Sunday, May 14, 2017

What I'm Thinking About

My first season of singing with the Salt Lake Choral Artists has been over for two weeks, and I'm already missing it. That must mean it was a good decision to join. Now I just have to figure out what to do to fill my time until the fall when it starts up again... Next year's season is going to be awesome - John Rutter, an Easter Passion, some Bluegrass, and more. I'm kind of excited already, and the first practice is still over 3 months away. :-)

As I was preparing for today's Sunday School lesson this weekend, I rediscovered a scripture that gave me lots to think about.
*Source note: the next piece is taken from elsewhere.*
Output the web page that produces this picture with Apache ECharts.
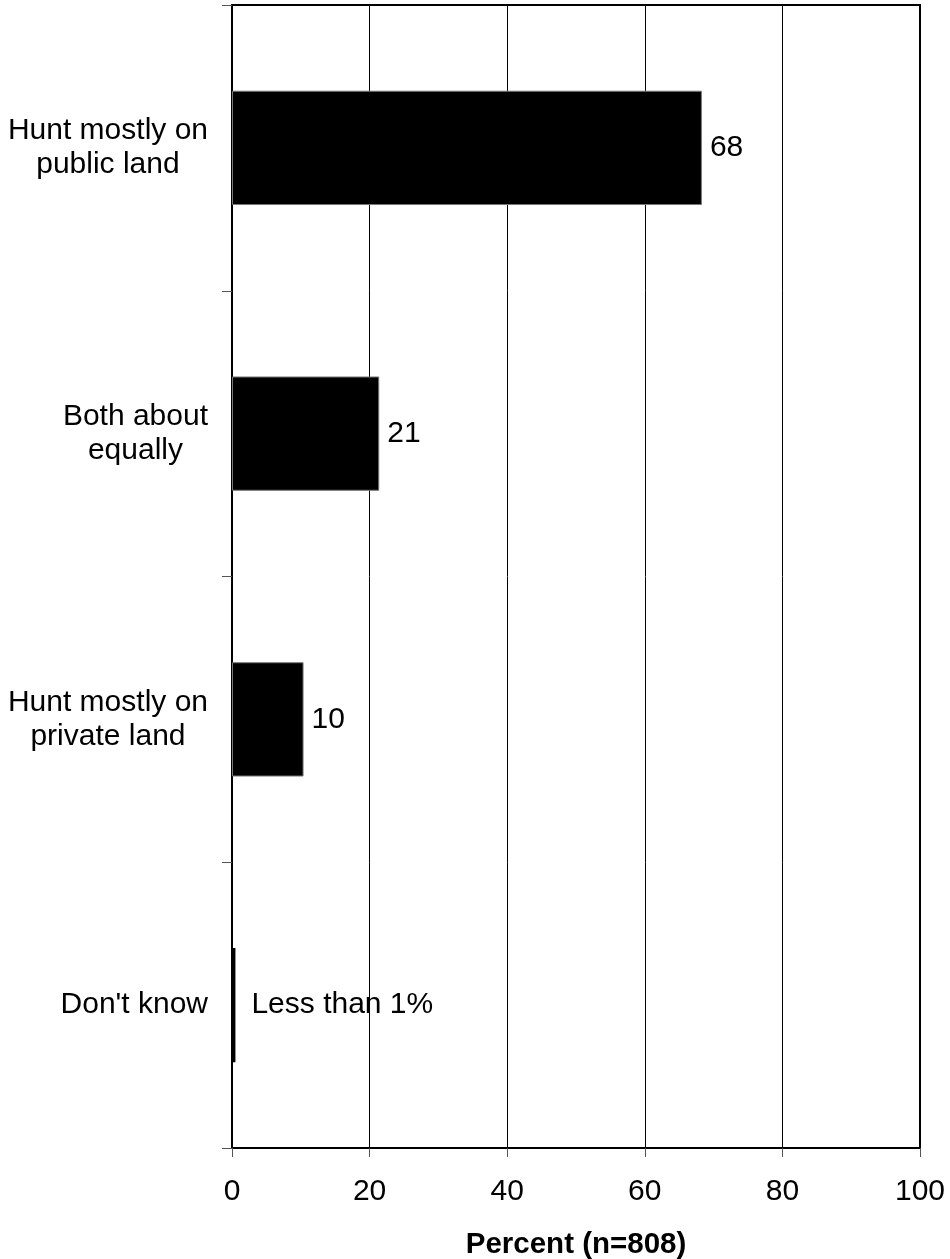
<!DOCTYPE html>
<html>
<head>
<meta charset="utf-8">
<script src="https://cdn.jsdelivr.net/npm/echarts@6/dist/echarts.min.js"></script>
<style>
html,body{margin:0;padding:0;background:#fff;}
#chart{width:950px;height:1259px;}
</style>
</head>
<body>
<div id="chart"></div>
<script>
var categories = ["Hunt mostly on\npublic land", "Both about\nequally", "Hunt mostly on\nprivate land", "Don't know"];
var values = [68.3, 21.4, 10.4, 0.5];
var valueLabels = ["68", "21", "10", "Less than 1%"];
var xTicks = [0, 20, 40, 60, 80, 100];
var axisTitle = "Percent (n=808)";

var FONT = "'Liberation Sans', Arial, sans-serif";
var FS = 30;
var chart = echarts.init(document.getElementById('chart'), null, {renderer: 'canvas'});

var seriesData = values.map(function (v, i) {
  return {
    value: v,
    label: {
      formatter: valueLabels[i],
      distance: i === 3 ? 16 : 8
    },
    itemStyle: i === 3 ? {borderWidth: 0} : {}
  };
});

chart.setOption({
  animation: false,
  backgroundColor: '#ffffff',
  grid: {
    left: 232, right: 30, top: 5, bottom: 111,
    containLabel: false, outerBoundsMode: 'none',
    show: true, borderColor: '#000', borderWidth: 2, backgroundColor: 'transparent'
  },
  xAxis: {
    type: 'value',
    min: xTicks[0], max: xTicks[xTicks.length - 1], interval: 20,
    axisLine: {show: true, lineStyle: {color: '#000', width: 2}},
    axisTick: {show: true, length: 9, lineStyle: {color: '#555', width: 1}},
    splitLine: {show: true, lineStyle: {color: '#000', width: 1}},
    axisLabel: {color: '#000', fontSize: FS, fontFamily: FONT, margin: 29},
    name: axisTitle,
    nameLocation: 'middle',
    nameGap: 82,
    nameTextStyle: {color: '#000', fontSize: 29.5, fontWeight: 'bold', fontFamily: FONT}
  },
  yAxis: {
    type: 'category',
    data: categories,
    inverse: true,
    axisLine: {show: true, lineStyle: {color: '#000', width: 2}},
    axisTick: {show: true, length: 10, lineStyle: {color: '#555', width: 1}},
    axisLabel: {
      color: '#000', fontSize: FS, fontFamily: FONT, margin: 24, align: 'right',
      formatter: function (v) {
        return v.split('\n').map(function (l) { return '{c|' + l + '}'; }).join('\n');
      },
      rich: {c: {align: 'center', fontSize: FS, fontFamily: FONT, color: '#000', lineHeight: 34}}
    }
  },
  series: [{
    type: 'bar',
    data: seriesData,
    barWidth: '40%',
    itemStyle: {color: '#000', borderColor: '#777', borderWidth: 1},
    label: {show: true, position: 'right', color: '#000', fontSize: FS, fontFamily: FONT}
  }]
});
</script>
</body>
</html>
It's in D&C 109:50-53. Referring to the people who persecuted and drove the Saints out of their homes, Joseph Smith prayed:

Have mercy, O Lord ... that they may cease to spoil, that they may repent of their sins if repentance is to be found; But if they will not, make bare thine arm, O Lord, and redeem that which thou didst appoint a Zion unto thy people. And if it cannot be otherwise, ... may thine anger be kindled, and thine indignation fall upon them, that they may be wasted away, both root and branch, from under heaven; But inasmuch as they will repent, thou art gracious and merciful, and wilt turn away thy wrath when thou lookest upon the face of thine Anointed [Jesus Christ].
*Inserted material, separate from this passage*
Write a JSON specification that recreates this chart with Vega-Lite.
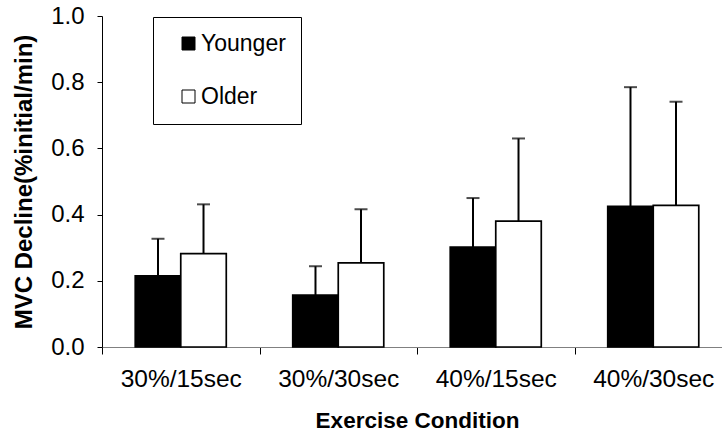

Here is what struck me about these verses - the word anger comes from Old Norse angr, meaning "grief", and angra, meaning "vex". It would not surprise me one bit if our Father, as a loving parent, sees our unwise (and sometimes downright wicked) choices and feels anger - not in the modern sense of the word, but rather in the sense of intense grief. That makes the next section of the scripture even more touching - when in His grief or anger, He turns to look upon the face of His Only Begotten Son, who has atoned for the sins of the world, including the very sins that made our Father grieved, the Father's feelings of grief are replaced with grace and mercy. The atoning blood of Jesus and the love that motivated it make possible the repentance (re-turning toward God) of each of God's children. And when we re-turn to Him, He can freely forgive us because of that atonement.

Speaking of repentance, here is a quote that I absolutely LOVE by Elder Weatherford T Clayton:

As we act on His words, we are doing something called repenting. In the New Testament, repentance comes from the word metanoeó, from the words metá and noeó, meaning "to change one's mind or purpose." Isn't that interesting? Every time we turn more to Christ, we are repenting - we are following Him. When we sincerely pray to the Father, in a very real sense we are repenting. When we read the scriptures and ponder them, we are repenting. As we make changes because of what we are learning about Christ and His gospel, we are repenting. When we do things that make us better, kinder, gentler, more sensitive, more spiritual, more virtuous, and truer, we are repenting. Whenever we choose the better path, we are repenting. Though we all repent of things that are sinful in our lives, most of our repenting comes from hearing His words and doing them - from turning to Him.

Isn't that cool? It is so much easier for me to relate to than the steps of repentance that I learned as a child (recognize, regret, confess, forsake, make restitution, etc. - they aren't wrong, but they are perhaps incomplete, because they assume that repenting only has to do with sin). Read the rest of Elder Clayton's talk here (it's a BYU devotional, totally worth your time).

And those are my thoughts for tonight. Happy Sabbath!